The problem is how did he calculate the lengths of the sides of the
polygons, which he needed to be able to calculate square roots? He
didn't have a calculator but needed to work to an appropriate
degree of accuracy. To do this he used what we now call numerical
roots.

How might he have calculated
$\sqrt{3}$?
This must be somewhere between 1 and 2. How do I know this?

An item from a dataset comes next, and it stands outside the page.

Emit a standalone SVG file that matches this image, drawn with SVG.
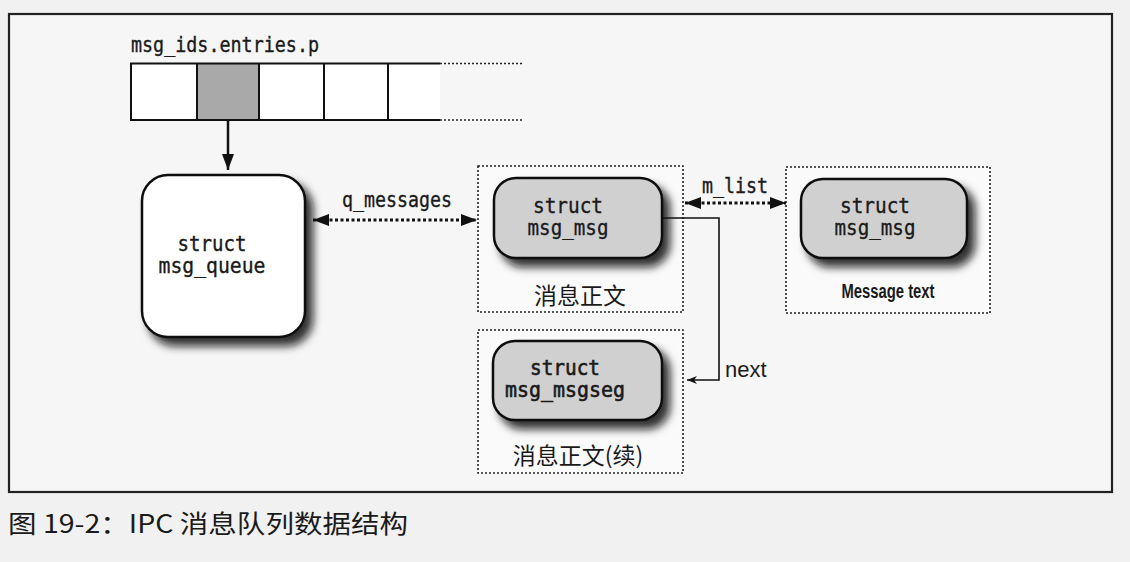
<svg xmlns="http://www.w3.org/2000/svg" width="1130" height="562" viewBox="0 0 1130 562">
<defs>
<style>
.mono{font-family:"DejaVu Sans Mono","Liberation Mono",monospace;fill:#1a1a1a;stroke:#1a1a1a;stroke-width:0.35;font-size:21px}
.cjk{font-family:"Noto Sans CJK SC","Noto Sans",sans-serif;fill:#1a1a1a}
.sans{font-family:"Liberation Sans","Noto Sans",sans-serif;fill:#1a1a1a}
.grp{fill:#fafafa;stroke:#222;stroke-width:1.6;stroke-dasharray:2 2}
.node{stroke:#111;stroke-width:2.5}
.dot{fill:none;stroke:#111;stroke-width:3;stroke-dasharray:3 2.5}
.solid{fill:none;stroke:#111;stroke-width:2}
</style>
<filter id="sh" x="-20%" y="-20%" width="150%" height="160%">
<feDropShadow dx="7" dy="8" stdDeviation="4" flood-color="#111" flood-opacity="0.85"/>
</filter>
<marker id="ah" viewBox="0 0 16 12" refX="16" refY="6" markerWidth="16" markerHeight="12" markerUnits="userSpaceOnUse" orient="auto-start-reverse">
<path d="M0,0 L16,6 L0,12 z" fill="#111"/>
</marker>
<marker id="as" viewBox="0 0 10 8" refX="10" refY="4" markerWidth="10" markerHeight="8" markerUnits="userSpaceOnUse" orient="auto">
<path d="M0,0 L10,4 L0,8 L3,4 z" fill="#111"/>
</marker>
</defs>
<rect x="0" y="0" width="1130" height="562" fill="#f1f1f1"/>
<rect id="frame" x="9" y="14" width="1103" height="478" fill="#f6f6f6" stroke="#222" stroke-width="2.2"/>

<g id="array">
<text class="mono" x="131" y="52" textLength="188" lengthAdjust="spacingAndGlyphs">msg_ids.entries.p</text>
<rect x="197" y="63.5" width="62" height="56.5" fill="#a9a9a9"/>
<rect x="131" y="63.5" width="66" height="56.5" fill="#fff"/>
<rect x="259" y="63.5" width="181" height="56.5" fill="#fff"/>
<path class="solid" d="M440,63.5 H131 V120 H440 M197,63.5 V120 M259,63.5 V120 M324,63.5 V120 M388,63.5 V120"/>
<path d="M440,63.5 H523 M440,120 H523" fill="none" stroke="#222" stroke-width="1.5" stroke-dasharray="2 2"/>
</g>

<g id="msg_queue">
<rect class="node" x="142" y="175" width="163" height="162" rx="26" fill="#fff" filter="url(#sh)"/>
<text class="mono" x="212" y="251" text-anchor="middle" textLength="69" lengthAdjust="spacingAndGlyphs">struct</text>
<text class="mono" x="212" y="273" text-anchor="middle" textLength="107" lengthAdjust="spacingAndGlyphs">msg_queue</text>
</g>

<g id="msg_msg_1">
<rect class="grp" x="478" y="166" width="205" height="146"/>
<rect class="node" x="494" y="178" width="168" height="80" rx="22" fill="#d0d0d0" filter="url(#sh)"/>
<text class="mono" x="568" y="213" text-anchor="middle" textLength="70" lengthAdjust="spacingAndGlyphs">struct</text>
<text class="mono" x="568" y="235" text-anchor="middle" textLength="81" lengthAdjust="spacingAndGlyphs">msg_msg</text>
<text class="cjk" x="580" y="304" font-size="23" text-anchor="middle">消息正文</text>
</g>

<g id="msg_msg_2">
<rect class="grp" x="786" y="167" width="204" height="146"/>
<rect class="node" x="801" y="179" width="166" height="79" rx="22" fill="#d0d0d0" filter="url(#sh)"/>
<text class="mono" x="875" y="213" text-anchor="middle" textLength="70" lengthAdjust="spacingAndGlyphs">struct</text>
<text class="mono" x="875" y="235" text-anchor="middle" textLength="81" lengthAdjust="spacingAndGlyphs">msg_msg</text>
<text class="sans" x="888" y="298" font-size="20" font-weight="bold" text-anchor="middle" textLength="93" lengthAdjust="spacingAndGlyphs">Message text</text>
</g>

<g id="msg_msgseg">
<rect class="grp" x="478" y="330" width="205" height="143"/>
<rect class="node" x="493" y="341" width="169" height="79" rx="22" fill="#d0d0d0" filter="url(#sh)"/>
<text class="mono" x="565" y="375" text-anchor="middle" textLength="70" lengthAdjust="spacingAndGlyphs" style="stroke-width:0.6">struct</text>
<text class="mono" x="565" y="397" text-anchor="middle" textLength="120" lengthAdjust="spacingAndGlyphs" style="stroke-width:0.6">msg_msgseg</text>
<text class="cjk" x="578" y="464" font-size="23" text-anchor="middle">消息正文(续)</text>
</g>

<g id="connectors">
<line x1="228" y1="120" x2="228" y2="170" stroke="#111" stroke-width="2.5" marker-end="url(#ah)"/>
<line class="dot" x1="313" y1="220" x2="477" y2="220" marker-start="url(#ah)" marker-end="url(#ah)"/>
<text class="mono" x="397" y="207" text-anchor="middle" textLength="110" lengthAdjust="spacingAndGlyphs">q_messages</text>
<line class="dot" x1="685" y1="203" x2="786" y2="203" marker-start="url(#ah)" marker-end="url(#ah)"/>
<text class="mono" x="735" y="193" text-anchor="middle" textLength="66" lengthAdjust="spacingAndGlyphs">m_list</text>
<path d="M662,218 H719 V380 H687" fill="none" stroke="#111" stroke-width="1.6" marker-end="url(#as)"/>
<text class="sans" x="725" y="377" font-size="22">next</text>
</g>

<text class="cjk" x="8" y="533" font-size="25" textLength="400" lengthAdjust="spacingAndGlyphs">图 19-2：IPC 消息队列数据结构</text>
</svg>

Now calculate the average of $3/2$ and $2$ (which is 1.75) - this
is a second approximation to $\sqrt{3}$. i.e. we are saying that a
better approximation to $\sqrt{3}$ is $(3/n + n)/2$ where $n$ is an
approximation to $\sqrt{3}$.

We then repeat the process to find the new (third) approximation to
$\sqrt{3}$. $$\sqrt{3} \approx {(3 / 1.75 + 1.75) \over {2}} =
1.73214\dots$$ to find a fourth approximation repeat this process
using 1.73214 and so on...

How many approximations do I have to make before I can find
$\sqrt{3}$ correct to five decimal places?

Why do you think it works?

Will it always work no matter what I take as my first approximation
and does the same apply to finding other roots?